We’ll get some more clues about which of these competing growth outlooks is about to occur when the company announces its fiscal third-quarter results in just a few days. So, let’s preview that report, due out on Tuesday, April 20.
Winning market share
Investors are bracing for a growth slowdown starting this quarter as the company begins to go up against extreme demand surges from the pantry-stocking phase of the pandemic last year. Sales should rise by about 4% to $18 billion, according to Wall Street pros, or about half of last quarter’s increase. The growth pressure will continue from there as the fiscal fourth quarter runs through late June.
But the better metric to follow is market share, which has been an unqualified bright spot for P&G lately. Organic sales rose 8% last quarter to trounce Kimberly-Clark’s boost. The company is getting a solid contribution from both rising volumes and higher pricing, too, which suggests it has room to continue winning over new households while marketing more premium products like Tide Pods.
Outperforming on costs
P&G has a brighter earnings outlook than Kimberly-Clark, thanks to the combination of rising demand for those high-margin products and an aggressive cost-cutting program that’s cleaved billions out of its expenses in the past few years. In fact, while consumer staples peers like PepsiCo are warning about falling cash flow and declining operating margin, P&G just raised its cash return target.

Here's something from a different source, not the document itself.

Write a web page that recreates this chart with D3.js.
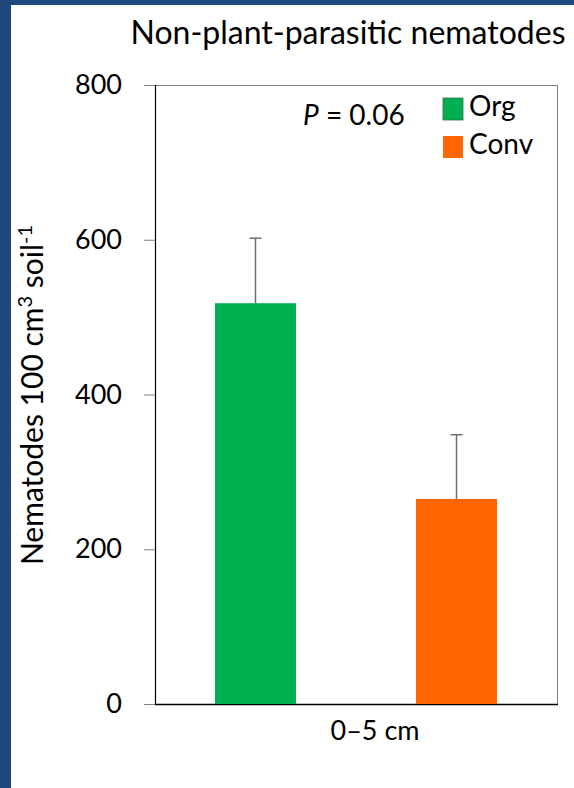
<!DOCTYPE html>
<html>
<head>
<meta charset="utf-8">
<script src="https://cdn.jsdelivr.net/npm/d3@7"></script>
<style>
  html, body { margin: 0; padding: 0; background: #fff; }
  svg { display: block; }
  text { font-family: Lato, "Noto Sans", sans-serif; fill: #000; }
</style>
</head>
<body>
<svg id="chart" width="574" height="788"></svg>
<script>
// Nematode counts at 0–5 cm depth, organic vs conventional
const categories = ["0–5 cm"];
const series = ["Org", "Conv"];
const means = [518, 265];
const errors = [84, 83];
const colors = ["#00b050", "#ff6600"];
const yTicks = [0, 200, 400, 600, 800];
const pLabel = "0.06";
const title = "Non-plant-parasitic nematodes";

const W = 574, H = 788;
const margin = { left: 155, right: 17, top: 85, bottom: 84 };
const svg = d3.select("#chart");

// slide frame
svg.append("rect").attr("x", 0).attr("y", 0).attr("width", W).attr("height", 5).attr("fill", "#1f497d");
svg.append("rect").attr("x", 0).attr("y", 0).attr("width", 11).attr("height", H).attr("fill", "#1f497d");

const x0 = margin.left, x1 = W - margin.right;
const yTop = margin.top, yBot = H - margin.bottom;

const xCat = d3.scaleBand().domain(categories).range([x0, x1]).padding(0);
const xSer = d3.scaleBand().domain(series).range([0, xCat.bandwidth()])
  .paddingInner(0.597).paddingOuter(0.2985);
const y = d3.scaleLinear().domain([0, 800]).range([yBot, yTop]);

// plot frame: grey top/right, black left/bottom
svg.append("line").attr("x1", x0).attr("x2", x1).attr("y1", yTop + 0.5).attr("y2", yTop + 0.5)
  .attr("stroke", "#808080").attr("stroke-width", 1);
svg.append("line").attr("x1", x1 + 0.5).attr("x2", x1 + 0.5).attr("y1", yTop).attr("y2", yBot)
  .attr("stroke", "#808080").attr("stroke-width", 1);

// y axis
const yAxis = svg.append("g").attr("transform", `translate(${x0},0)`)
  .call(d3.axisLeft(y).tickValues(yTicks).tickSize(11).tickPadding(22).tickFormat(d3.format("d")));
yAxis.select(".domain").remove();
yAxis.selectAll(".tick line").attr("stroke", "#808080");
yAxis.selectAll(".tick text").attr("font-size", 27).attr("font-family", "Lato, sans-serif").attr("fill", "#000");
svg.append("line").attr("x1", x0 + 0.5).attr("x2", x0 + 0.5).attr("y1", yTop).attr("y2", yBot)
  .attr("stroke", "#000").attr("stroke-width", 1.2);

// x axis
const xAxis = svg.append("g").attr("transform", `translate(0,${yBot})`)
  .call(d3.axisBottom(xCat).tickSize(0).tickPadding(12));
xAxis.select(".domain").remove();
xAxis.selectAll(".tick text").attr("font-size", 27).attr("font-family", "Lato, sans-serif")
  .attr("fill", "#000").attr("dx", 19).attr("dy", "0.9em");
svg.append("line").attr("x1", x0).attr("x2", x1 + 1).attr("y1", yBot + 0.5).attr("y2", yBot + 0.5)
  .attr("stroke", "#000").attr("stroke-width", 1.5);

// bars
const g = svg.append("g");
series.forEach((s, i) => {
  const bx = xCat(categories[0]) + xSer(s);
  g.append("rect").attr("x", bx).attr("y", y(means[i]))
    .attr("width", xSer.bandwidth()).attr("height", y(0) - y(means[i]))
    .attr("fill", colors[i]);
  const cx = bx + xSer.bandwidth() / 2;
  g.append("line").attr("x1", cx).attr("x2", cx)
    .attr("y1", y(means[i])).attr("y2", y(means[i] + errors[i]))
    .attr("stroke", "#6e6e6e").attr("stroke-width", 1.5);
  g.append("line").attr("x1", cx - 6).attr("x2", cx + 6)
    .attr("y1", y(means[i] + errors[i])).attr("y2", y(means[i] + errors[i]))
    .attr("stroke", "#6e6e6e").attr("stroke-width", 1.5);
});

// title
svg.append("text").attr("x", 348).attr("y", 44).attr("text-anchor", "middle")
  .attr("font-size", 32).text(title);

// y axis label
const yl = svg.append("text").attr("transform", "translate(43,395) rotate(-90)")
  .attr("text-anchor", "middle").attr("font-size", 30);
yl.append("tspan").text("Nematodes 100 cm");
yl.append("tspan").attr("dy", -11).attr("font-size", 20).text("3");
yl.append("tspan").attr("dy", 11).text(" soil");
yl.append("tspan").attr("dy", -11).attr("font-size", 20).text("-1");

// P value
const pt = svg.append("text").attr("x", 303).attr("y", 125).attr("font-size", 28);
pt.append("tspan").attr("font-style", "italic").text("P");
pt.append("tspan").text(" = " + pLabel);

// legend
const leg = svg.append("g");
series.forEach((s, i) => {
  const ly = 98 + i * 38;
  leg.append("rect").attr("x", 443).attr("y", ly).attr("width", 20).attr("height", 22)
    .attr("fill", colors[i]).attr("stroke", i === 0 ? "#3a6b4a" : "none").attr("stroke-width", 0.8);
  leg.append("text").attr("x", 469).attr("y", ly + 18).attr("font-size", 28).text(s);
});
</script>
</body>
</html>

Another solid sales outing should have management talking up those cash returns on Tuesday. Most of that cash will come from stock buybacks, but P&G clearly had room to significantly boost its dividend — which it did just days before its earnings announcement. Its 10% hike was a boom compared to last year’s 4% increase.

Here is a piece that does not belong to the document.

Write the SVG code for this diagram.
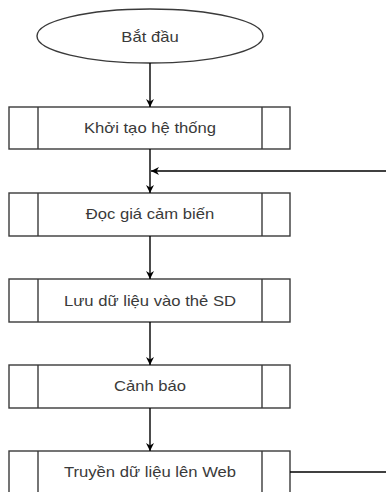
<svg xmlns="http://www.w3.org/2000/svg" width="386" height="492" viewBox="0 0 386 492">
<style>
.box{fill:#fff;stroke:#3a3a3a;stroke-width:1.4}
.lbl{font-family:"Liberation Sans",Arial,sans-serif;font-size:14px;fill:#3a3a3a;text-anchor:middle;dominant-baseline:central}
.con{stroke:#000;stroke-width:1.4;fill:none}
</style>
<defs>
<marker id="arr" viewBox="0 0 10 10" refX="10" refY="5" markerWidth="8" markerHeight="8" markerUnits="userSpaceOnUse" orient="auto">
<path d="M0,0 L10,5 L0,10 L3,5 Z" fill="#000"/>
</marker>
</defs>
<rect width="386" height="492" fill="#fff"/>
<g id="start">
<ellipse class="box" cx="150" cy="36" rx="113" ry="27"/>
<text class="lbl" x="150" y="37" transform="matrix(1.19 0 0 1 -28.5 0)">Bắt đầu</text>
</g>
<g id="init">
<rect class="box" x="9" y="107" width="281" height="42"/>
<line class="box" x1="38" y1="107" x2="38" y2="149"/>
<line class="box" x1="262" y1="107" x2="262" y2="149"/>
<text class="lbl" x="150" y="128" transform="matrix(1.19 0 0 1 -28.5 0)">Khởi tạo hệ thống</text>
</g>
<g id="read">
<rect class="box" x="9" y="193" width="281" height="43"/>
<line class="box" x1="38" y1="193" x2="38" y2="236"/>
<line class="box" x1="262" y1="193" x2="262" y2="236"/>
<text class="lbl" x="150" y="214.5" transform="matrix(1.19 0 0 1 -28.5 0)">Đọc giá cảm biến</text>
</g>
<g id="save">
<rect class="box" x="9" y="279" width="281" height="43"/>
<line class="box" x1="38" y1="279" x2="38" y2="322"/>
<line class="box" x1="262" y1="279" x2="262" y2="322"/>
<text class="lbl" x="150" y="300.5" transform="matrix(1.19 0 0 1 -28.5 0)">Lưu dữ liệu vào thẻ SD</text>
</g>
<g id="warn">
<rect class="box" x="9" y="365" width="281" height="43"/>
<line class="box" x1="38" y1="365" x2="38" y2="408"/>
<line class="box" x1="262" y1="365" x2="262" y2="408"/>
<text class="lbl" x="150" y="386.5" transform="matrix(1.19 0 0 1 -28.5 0)">Cảnh báo</text>
</g>
<g id="send">
<rect class="box" x="9" y="451" width="281" height="60"/>
<line class="box" x1="38" y1="451" x2="38" y2="511"/>
<line class="box" x1="262" y1="451" x2="262" y2="511"/>
<text class="lbl" x="150" y="472" transform="matrix(1.19 0 0 1 -28.5 0)">Truyền dữ liệu lên Web</text>
</g>
<g id="connectors">
<line class="con" x1="150" y1="63" x2="150" y2="107" marker-end="url(#arr)"/>
<line class="con" x1="150" y1="149" x2="150" y2="193" marker-end="url(#arr)"/>
<line class="con" x1="150" y1="236" x2="150" y2="279" marker-end="url(#arr)"/>
<line class="con" x1="150" y1="322" x2="150" y2="365" marker-end="url(#arr)"/>
<line class="con" x1="150" y1="408" x2="150" y2="451" marker-end="url(#arr)"/>
<line class="con" x1="290" y1="472" x2="386" y2="472"/>
<line class="con" x1="386" y1="171" x2="151" y2="171" marker-end="url(#arr)"/>
</g>
</svg>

CEO David Taylor and his team raised P&G’s sales and profit outlooks back in late January. The company is expecting just a modest slowdown in some of its core consumer staples niches like laundry and home maintenance even as other categories, like beauty and shaving, rebound after social-distancing pressures ease.
Those trends had the company targeting as much as a 5% organic sales boost for fiscal 2021, which ends in June. Without giving a specific forecast, management is also predicting that the business will settle back down at a higher performance level after the virus is brought under control by vaccines. “The relevance of our categories in consumers’ lives potentially increases,” CFO Jon Moeller said in late January.
Investors might get some hints to that sustained relevance bounce with P&G’s updated outlook for the final quarter of its fiscal year. Big increases there will imply a bright future ahead for the business, and for investors’ returns.